Anushka Asthana, presenter of the Guardian’s Today in Focus podcast, tells Press Gazette about her thoughts on the lobby and the time she forgot to press record in an interview with Barack Obama.
Asthana, 39, (pictured) has held prominent positions at Sky News, the Times, Peston on Sunday and the Observer over her 16-year career in the media, before becoming joint Guardian political editor and now associate editor.
She trained to be a journalist at City University in London and briefly worked on a local paper before moving to the Observer as an intern.
What made you want to become a journalist?
I wanted to get into television production and someone told me to get work experience in newspapers so I did, starting with my local paper and I just loved it. People think of journalists as writers but that’s only one part of the job – I loved investigating stories, meeting people, chasing leads, coming up with ideas…and then storytelling.
What is it you enjoy most about journalism?
Getting to have a job that means spending most of my time talking to incredibly interesting people – often the best experts in their fields or people with amazing personal stories – about fascinating subjects.
What piece of work are you most proud of, and why?
Oh so hard! I’ve done so much exciting stuff – like breaking a story about the closures of hundreds of local schools that resulted in the councils changing their plans, to revelations about the treatment of women and non-white people in political parties, leaks of government Brexit plans, and then travelling around the country and world with politicians and covering major stories on the ground including the 2015 election, the rise of Corbyn and fears around immigration before Brexit.
The most exciting was probably getting to travel on Air Force One and meet Barack Obama when he was a senator.
What’s your biggest mistake/regret as a journalist?
It wasn’t really that big in the end, but I forgot to press record on the dictaphone when I’d been sent in 2006 to interview senator Barack Obama. Luckily someone came to my rescue who had also recorded it!
What’s the most outrageous thing you’ve witnessed in Westminster while based there as a journalist?
Very senior politicians brazenly lying to camera about something I know they don’t believe from what has been said behind the scenes, in an off the record setting. I think politicians work really hard and I don’t think this is standard, but I have seen it at the highest level.
What would you change about political journalism today?
More women, more non-white people, more mixed socially and fewer cases in which parties/politicians only ever speak to the publications that will agree with everything they say.
Do you think the “lobby journalism” model is effective?

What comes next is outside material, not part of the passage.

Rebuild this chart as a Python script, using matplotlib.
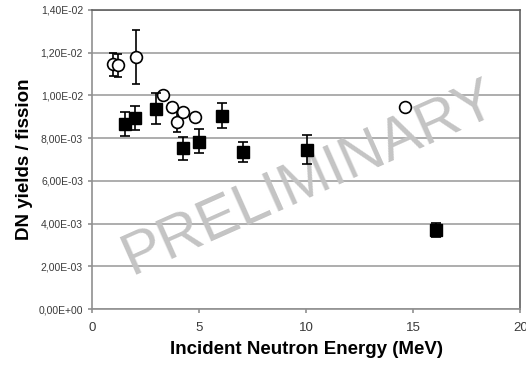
import matplotlib
matplotlib.use("Agg")
import matplotlib.pyplot as plt
from matplotlib.ticker import FuncFormatter

plt.rcParams['font.family'] = ['Liberation Sans', 'DejaVu Sans']

# filled squares: energy, yield, lower/upper error
sq_x = [1.55, 2.0, 3.0, 4.25, 5.0, 6.05, 7.05, 10.05, 16.05]
sq_y = [8.66e-3, 8.95e-3, 9.37e-3, 7.54e-3, 7.82e-3, 9.04e-3, 7.35e-3, 7.45e-3, 3.72e-3]
sq_lo = [0.56e-3, 0.57e-3, 0.71e-3, 0.56e-3, 0.52e-3, 0.56e-3, 0.47e-3, 0.66e-3, 0.35e-3]
sq_hi = [0.54e-3, 0.55e-3, 0.73e-3, 0.52e-3, 0.61e-3, 0.61e-3, 0.47e-3, 0.70e-3, 0.31e-3]

# open circles
ci_x = [1.0, 1.2, 2.05, 3.3, 3.75, 3.95, 4.25, 4.8, 14.6]
ci_y = [1.145e-2, 1.14e-2, 1.18e-2, 1.002e-2, 9.46e-3, 8.76e-3, 9.23e-3, 8.99e-3, 9.46e-3]
ci_err = [0.55e-3, 0.53e-3, 1.27e-3, 0.15e-3, 0.2e-3, 0.47e-3, 0.15e-3, 0.15e-3, 0.0]

fig = plt.figure(figsize=(5.26, 3.65), dpi=100)
ax = fig.add_axes([0.175, 0.153, 0.814, 0.82])

ax.errorbar(ci_x, ci_y, yerr=ci_err, fmt='o', ms=8.5, mfc='white', mec='black',
            mew=1.2, ecolor='black', elinewidth=1.2, capsize=3, capthick=1.2, zorder=3)
ax.errorbar(sq_x, sq_y, yerr=[sq_lo, sq_hi], fmt='s', ms=9, mfc='black', mec='black',
            ecolor='black', elinewidth=1.2, capsize=3.5, capthick=1.2, zorder=4)

ax.set_xlim(0, 20)
ax.set_ylim(0, 0.014)
ax.set_xticks([0, 5, 10, 15, 20])
ax.set_yticks([i * 0.002 for i in range(8)])
ax.yaxis.set_major_formatter(FuncFormatter(lambda v, p: f"{v:.2E}".replace('.', ',')))
ax.grid(True, axis='y', color='#a0a0a0', linewidth=1.2)
ax.set_axisbelow(True)

for s in ['left', 'bottom']:
    ax.spines[s].set_color('#909090')
    ax.spines[s].set_linewidth(1.2)
for s in ['top', 'right']:
    ax.spines[s].set_color('#606060')
    ax.spines[s].set_linewidth(1.2)

ax.tick_params(axis='y', labelsize=7.5, colors='#909090', labelcolor='#3a3a3a', length=3, width=1.2)
ax.tick_params(axis='x', labelsize=9.5, colors='#909090', labelcolor='#3a3a3a', length=3, width=1.2, pad=6)

ax.set_xlabel('Incident Neutron Energy (MeV)', fontsize=13.5, fontweight='bold', labelpad=5)
ax.set_ylabel('DN yields / fission', fontsize=13.5, fontweight='bold', labelpad=4)

# watermark sits above the grid but below the markers
ax.text(0.587, 0.51, 'PRELIMINARY', transform=fig.transFigure, fontsize=43,
        color='#c4c4c4', rotation=24, ha='center', va='center', zorder=2, clip_on=False)

fig.savefig('out.png', dpi=100)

Yes, I think it is a good thing to have journalists embedded in parliament because it’s busy, complex and is the only way to properly understand our parliamentary system.
Away from work, what news do you consume and why?
I try to be across the national newspapers plus websites like the Huffington Post and Politico, often through links on social media. I watch the 10 o’clock news and Channel 4 news, listen to podcasts, including from the US, as well as Radio 4 and documentaries.
What is the one thing you couldn’t do without as a journalist, and why?
My back up phone charger – because I always need charge! It’s essential as I write scripts/email/listen to podcasts etc. normally on the go.
What’s the most surprising thing you’ve learned as presenter of the Today in Focus podcast?
Presenting Today in Focus is an amazing learning curve every day both in terms of how to best achieve storytelling in audio but also because my job is to sit and talk to journalists who are world experts in their subjects about the topics they know best.
So I learn surprising things every day – like the fact that women’s football was as massive in the 1920s with 50,000 plus crowds at grounds, and 150 English teams, and then the FA effectively banned women playing because they felt it was “unsuitable for females”.
If you could change one thing about the UK media industry today, what would it be?
Make it more open.
What are your top tips for aspiring journalists?
Just get out there and report – speak to interesting people, make contacts, develop ideas and pitch stories.